The bloom-filter is a space-efficient probabilistic data structure that is used to test whether an element is a member of a set. False positive matches are possible, but false negatives are not - in other words, a query returns either “possibly in set” or “definitely not in set”. (from Wikipedia)
The 3-in-1 GQE kernel supports Bloom-Filter probe flow, that the implementation fully utilizes the high bandwidth feature of HBM to accelerate the query (both build and probe) ability and expands the capacity as large as possible at the same time.
Since Bloom-Filter shares the same framework as 3-in-1 GQE. Thus, the input key and payload should be 64-bit width, and 1 or 2 key column(s), 1 playoad column plus 1 validation-bit column is allowed to be applied to the kernel.

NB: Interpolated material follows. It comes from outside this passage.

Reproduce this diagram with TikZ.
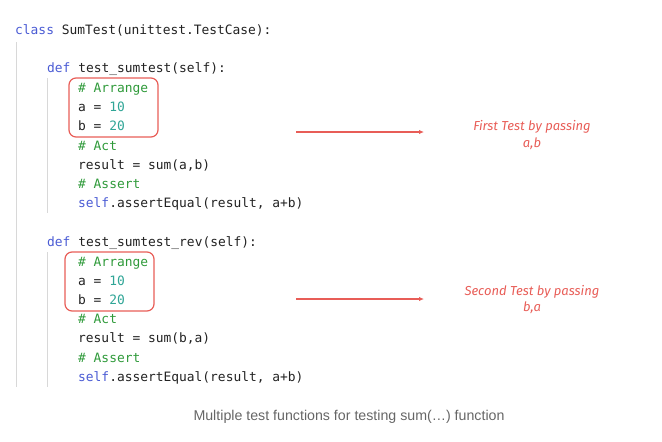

The input/output columns for using the bloom-filter flow can be explained as:
Input | Column 0 | key 0 |
Column 1 | key 1 (if dual-key is enabled) | |
Column 2 | payload | |
Validation Column | input validation bits | |
Output | Column 0 | validation bits |
Column 1 | unused | |
Column 2 | unused | |
Column 3 | unused |
Meanwhile, a proper size in bits of the bloom filter should be set through calling setBloomfilterSize
API in class KernelCommand
to get a reasonable false positive probability under a specific set of unique keys.